## [Work required]
Reproduce the listing below without changes, except that pictures are left out.

## [Data extract]
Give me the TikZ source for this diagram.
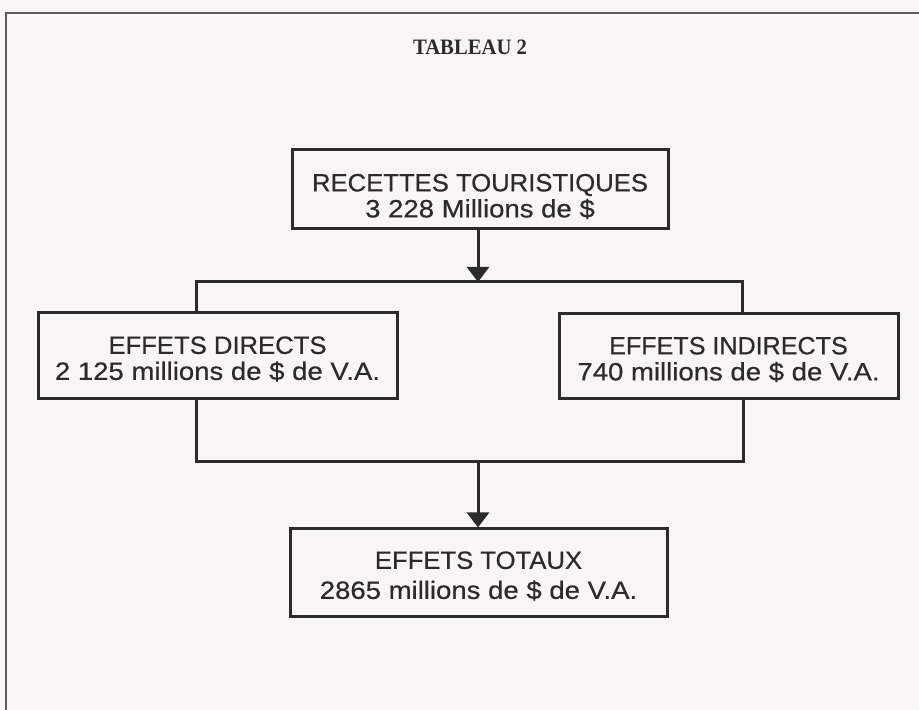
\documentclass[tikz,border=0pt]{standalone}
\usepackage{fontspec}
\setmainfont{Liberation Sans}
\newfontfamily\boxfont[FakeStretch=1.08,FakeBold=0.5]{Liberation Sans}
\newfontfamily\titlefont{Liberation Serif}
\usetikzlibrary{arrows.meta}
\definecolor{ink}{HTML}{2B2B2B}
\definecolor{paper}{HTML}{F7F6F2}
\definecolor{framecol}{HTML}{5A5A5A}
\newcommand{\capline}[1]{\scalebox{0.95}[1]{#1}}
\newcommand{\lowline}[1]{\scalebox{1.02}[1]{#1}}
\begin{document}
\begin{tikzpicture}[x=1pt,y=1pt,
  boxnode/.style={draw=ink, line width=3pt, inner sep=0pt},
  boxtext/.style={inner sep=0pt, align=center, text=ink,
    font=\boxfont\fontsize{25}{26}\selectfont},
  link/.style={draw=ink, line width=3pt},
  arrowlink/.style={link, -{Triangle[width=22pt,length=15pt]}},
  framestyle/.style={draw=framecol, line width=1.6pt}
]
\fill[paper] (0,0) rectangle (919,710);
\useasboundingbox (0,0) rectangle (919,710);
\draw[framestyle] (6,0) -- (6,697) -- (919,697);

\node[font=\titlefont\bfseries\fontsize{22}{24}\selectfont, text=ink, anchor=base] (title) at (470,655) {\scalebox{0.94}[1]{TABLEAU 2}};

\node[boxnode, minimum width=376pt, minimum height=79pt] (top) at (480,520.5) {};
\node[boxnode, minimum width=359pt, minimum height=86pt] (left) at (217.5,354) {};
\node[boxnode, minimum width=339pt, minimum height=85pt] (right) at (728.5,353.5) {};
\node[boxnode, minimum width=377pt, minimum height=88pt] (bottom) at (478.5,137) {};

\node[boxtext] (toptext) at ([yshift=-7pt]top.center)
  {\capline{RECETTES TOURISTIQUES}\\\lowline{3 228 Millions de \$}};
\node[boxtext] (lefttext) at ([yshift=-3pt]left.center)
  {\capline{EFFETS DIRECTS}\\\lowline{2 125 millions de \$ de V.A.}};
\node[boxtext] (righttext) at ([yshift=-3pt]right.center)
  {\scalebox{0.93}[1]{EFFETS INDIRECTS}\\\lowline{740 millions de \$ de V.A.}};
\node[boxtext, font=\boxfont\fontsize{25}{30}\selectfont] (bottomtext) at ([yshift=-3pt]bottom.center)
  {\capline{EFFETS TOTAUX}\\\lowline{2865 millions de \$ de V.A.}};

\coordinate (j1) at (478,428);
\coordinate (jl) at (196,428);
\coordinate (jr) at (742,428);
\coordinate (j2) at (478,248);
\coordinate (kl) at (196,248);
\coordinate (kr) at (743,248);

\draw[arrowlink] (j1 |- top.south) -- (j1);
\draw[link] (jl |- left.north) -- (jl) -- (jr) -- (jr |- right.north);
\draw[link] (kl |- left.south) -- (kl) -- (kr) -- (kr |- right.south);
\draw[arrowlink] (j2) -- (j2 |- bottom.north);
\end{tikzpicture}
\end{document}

## [Correct output]
Give me the TikZ source for this diagram.
\documentclass[tikz,border=0pt]{standalone}
\usepackage{fontspec}
\setmainfont{Liberation Sans}
\newfontfamily\boxfont[FakeStretch=1.08,FakeBold=0.5]{Liberation Sans}
\newfontfamily\titlefont{Liberation Serif}
\usetikzlibrary{arrows.meta}
\definecolor{ink}{HTML}{2B2B2B}
\definecolor{paper}{HTML}{F7F6F2}
\definecolor{framecol}{HTML}{5A5A5A}
\newcommand{\capline}[1]{\scalebox{0.95}[1]{#1}}
\newcommand{\lowline}[1]{\scalebox{1.02}[1]{#1}}
\begin{document}
\begin{tikzpicture}[x=1pt,y=1pt,
  boxnode/.style={draw=ink, line width=3pt, inner sep=0pt},
  boxtext/.style={inner sep=0pt, align=center, text=ink,
    font=\boxfont\fontsize{25}{26}\selectfont},
  link/.style={draw=ink, line width=3pt},
  arrowlink/.style={link, -{Triangle[width=22pt,length=15pt]}},
  framestyle/.style={draw=framecol, line width=1.6pt}
]
\fill[paper] (0,0) rectangle (919,710);
\useasboundingbox (0,0) rectangle (919,710);
\draw[framestyle] (6,0) -- (6,697) -- (919,697);

\node[font=\titlefont\bfseries\fontsize{22}{24}\selectfont, text=ink, anchor=base] (title) at (470,655) {\scalebox{0.94}[1]{TABLEAU 2}};

\node[boxnode, minimum width=376pt, minimum height=79pt] (top) at (480,520.5) {};
\node[boxnode, minimum width=359pt, minimum height=86pt] (left) at (217.5,354) {};
\node[boxnode, minimum width=339pt, minimum height=85pt] (right) at (728.5,353.5) {};
\node[boxnode, minimum width=377pt, minimum height=88pt] (bottom) at (478.5,137) {};

\node[boxtext] (toptext) at ([yshift=-7pt]top.center)
  {\capline{RECETTES TOURISTIQUES}\\\lowline{3 228 Millions de \$}};
\node[boxtext] (lefttext) at ([yshift=-3pt]left.center)
  {\capline{EFFETS DIRECTS}\\\lowline{2 125 millions de \$ de V.A.}};
\node[boxtext] (righttext) at ([yshift=-3pt]right.center)
  {\scalebox{0.93}[1]{EFFETS INDIRECTS}\\\lowline{740 millions de \$ de V.A.}};
\node[boxtext, font=\boxfont\fontsize{25}{30}\selectfont] (bottomtext) at ([yshift=-3pt]bottom.center)
  {\capline{EFFETS TOTAUX}\\\lowline{2865 millions de \$ de V.A.}};

\coordinate (j1) at (478,428);
\coordinate (jl) at (196,428);
\coordinate (jr) at (742,428);
\coordinate (j2) at (478,248);
\coordinate (kl) at (196,248);
\coordinate (kr) at (743,248);

\draw[arrowlink] (j1 |- top.south) -- (j1);
\draw[link] (jl |- left.north) -- (jl) -- (jr) -- (jr |- right.north);
\draw[link] (kl |- left.south) -- (kl) -- (kr) -- (kr |- right.south);
\draw[arrowlink] (j2) -- (j2 |- bottom.north);
\end{tikzpicture}
\end{document}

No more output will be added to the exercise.